On-device RAG / vector store#

import 'package:flutter_gemma/flutter_gemma.dart';

// 1. Install an embedding model (any of Gecko / EmbeddingGemma) — see above.

// 2. Initialize the vector store (one shard per database path)
await FlutterGemmaPlugin.instance.initializeVectorStore('rag_store');

// 3. Add documents — let the plugin compute embeddings for you
for (final doc in docs) {
  await FlutterGemmaPlugin.instance.addDocument(
    id: doc.id,
    content: doc.content,
    metadata: '{"category":"science","lang":"en"}',
  );
}

// 3b. Or batch-embed yourself and feed pre-computed vectors via
//     addDocumentWithEmbedding(...) for higher throughput.
final embedder = FlutterGemmaPlugin.instance.initializedEmbeddingModel!;
final embeddings = await embedder.generateEmbeddings(
  docs.map((d) => d.content).toList(),
  taskType: TaskType.retrievalDocument,
);
for (var i = 0; i < docs.length; i++) {
  await FlutterGemmaPlugin.instance.addDocumentWithEmbedding(
    id: docs[i].id,
    content: docs[i].content,
    embedding: embeddings[i],
    metadata: '{"category":"science","lang":"en"}',
  );
}

// 4. Semantic search, with optional payload-aware Filter (native only)
final results = await FlutterGemmaPlugin.instance.searchSimilar(
  query: 'quantum entanglement',
  topK: 10,
  threshold: 0.0,
  filter: Filter(
    must: [FieldEquals(key: 'category', value: 'science')],
    mustNot: [FieldEquals(key: 'lang', value: 'fr')],
  ),
);

The Filter API#

Filter supports must / should / mustNot lists of conditions:

FieldEquals — exact match on a payload field.
FieldRange — numeric range on a payload field.
FieldMatchAny — match against any value in a set.

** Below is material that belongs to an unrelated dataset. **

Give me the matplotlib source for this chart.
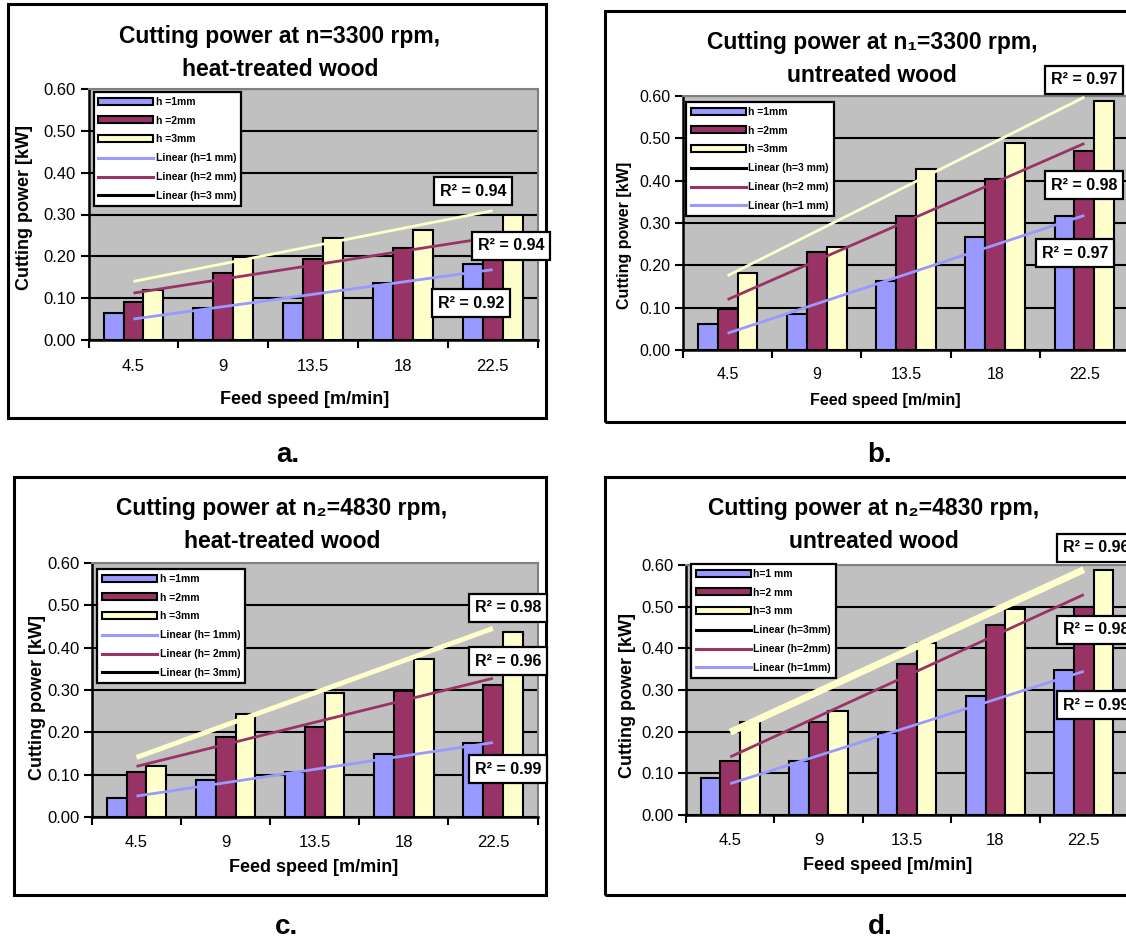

On **Web**, the `filter` argument is silently ignored — wa-sqlite has no payload-filter support. Payload-aware `Filter` is native-only (qdrant-edge).

Platform support#

Feature	Android	iOS	Web	Desktop
Text Embeddings	✅	✅	✅	✅
VectorStore (RAG)	✅ qdrant-edge	✅ qdrant-edge	✅ wa-sqlite (WASM)	✅ qdrant-edge
Payload `Filter`	✅	✅	❌	✅

Benchmarks comparing qdrant-edge to the legacy sqlite + local_hnsw backend across 5 platforms (5,000 documents, EmbeddingGemma 300M, 768-dim) are in the repo benchmarks.